描かれるのは日常をめぐるささやかなエピソードばかりだが、科学が進歩しても、人間が人間であるかぎり生きること痛みからは逃げられないし、それでいいのだと思わせてくれる。
作中で描かれる科学技術のうちいくつかは、きっと近い未来に現実化し、「禁断」でなくなるかもしれないが、そんな世界が実際にやってくるまえに、今すこし立ち止まって、この作品とラストの台詞のその意味を、何度でもかみしめたい。
読みかえすたびに、じんと胸の奥からにじむように涙が出る。
Posted by ブクログ
各話タイトルにボディチェンジ、クローン、ドラッグ等という言葉が使われており、警鐘作品なのかと思っていましたが、ふたを開けてみると素晴らしいヒューマンドラマでした。
本書の最後のセリフが全てを物語っていると思います。
読後感がこんなにも良い作品は久しぶりです。
Posted by ブクログ
個人的には5本の指に入るくらいの短編集だと思っています。
スピリッツは唯一購読してる週刊誌なのですが、時々載っていてすごい存在感があったことを覚えています。

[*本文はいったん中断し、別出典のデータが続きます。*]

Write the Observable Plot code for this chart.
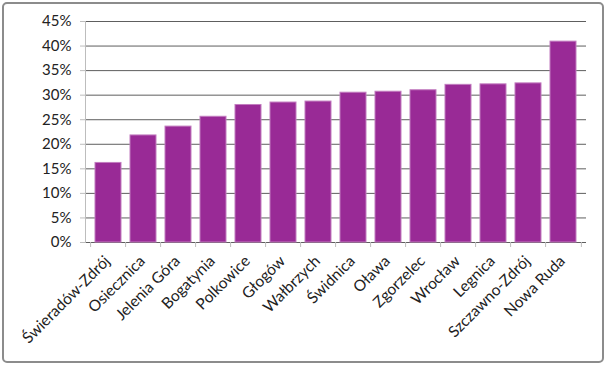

月刊スピリッツで連載してたことは知らなかったので、未読分もあって嬉しかったです。
一番好きなのは2話の媚薬。当時読んでてマジで泣いてしまった話w
戸田誠二さんはもっと有名になって欲しい作家さんの一人ですね。
普通の人が一番偉い、という話。
人間って捨てたもんじゃないという思いにさせてくれる本です。最初読んだ時には不覚にもじんわり涙が出ました。しかしながら私自身、どこかで人間を信じきれないところがあるせいか、2度、3度と繰り返して読むうち、何やらこの作品で展開される人間讃歌が鼻につきだしました。まあ、そんな人は多くないと思います。天邪鬼なので星4つですが、基本的にはとても「ココロにいい話」がつまった漫画だと思いますよ。
Posted by ブクログ
戸田誠二の漫画らしい、SFチックな部分と人の感情を詩的な表現でまとめてあると思う。
何度読んでも、興奮するような高ぶる感覚を持てるのではなく、いつまでも心にひっかかる、そんな感じ。
この微妙な感覚は、彼の漫画ならではなんだろうと思う。
Posted by ブクログ
素晴らしい短編集だった。
重みはないのに情感があって、静かに確かに響く。
人を突き動かしているものはたくさんあるんだな。でも、なぜか節目で人は一様に泣く。
感動して泣き、怒り狂って泣き、悲しみに咽び泣き、嬉し涙を流す。質は違えど、大事な場面でことごとく人は泣く。
泣くって行為だけがある種のサインなのかもしれない。何の誰に対してのサインなのかはわからないが。
Posted by ブクログ
今より科学が少し進んだ世界。
どれだけ技術が進歩して便利なものが生まれても、すべては人しだいなんだなと感じた。今より少しだけ頑張って生きてみようかなと思える作品。
漫画でなくても、、
この著者の作品は、お話はよくできているの思うのですが、漫画として読むより小説やドラマで見た方が面白いのかなと、いつも思ってしまいます。
漫画としての面白さが(演出、コマ割、絵柄など)自分には物足りませんでした。
Posted by ブクログ
個人的に好きな戸田さんの漫画ですけれども、面白かったような気がします! もうほとんど内容の方を覚えていないのですが…また読み返す必要がありそうです…。
ヽ(・ω・)/ズコー
SF設定のお話がいくつか入っていたかと思いますけれども、就寝前、しかも酒を飲んでいたために内容の方が…
ヽ(・ω・)/ズコー
うーん、でもまあ、心に残るやうな話だったかと思います! 本当にこの作家さんはアレですね、まさにヒューマンドラマを銘打ちたくなるようなお話を描くのが上手いですねぇ…。
というわけで、さようなら…。
ヽ(・ω・)/ズコー
Posted by ブクログ
いくら文明や技術が進化しても越えるのは自分である。逆に文明や技術がいくら進化しても人はそれを越えられる。というシンプルであり力強いポジティブなテーマでついネガティブになりがちSF的な世界観を疾走していたのが、好感。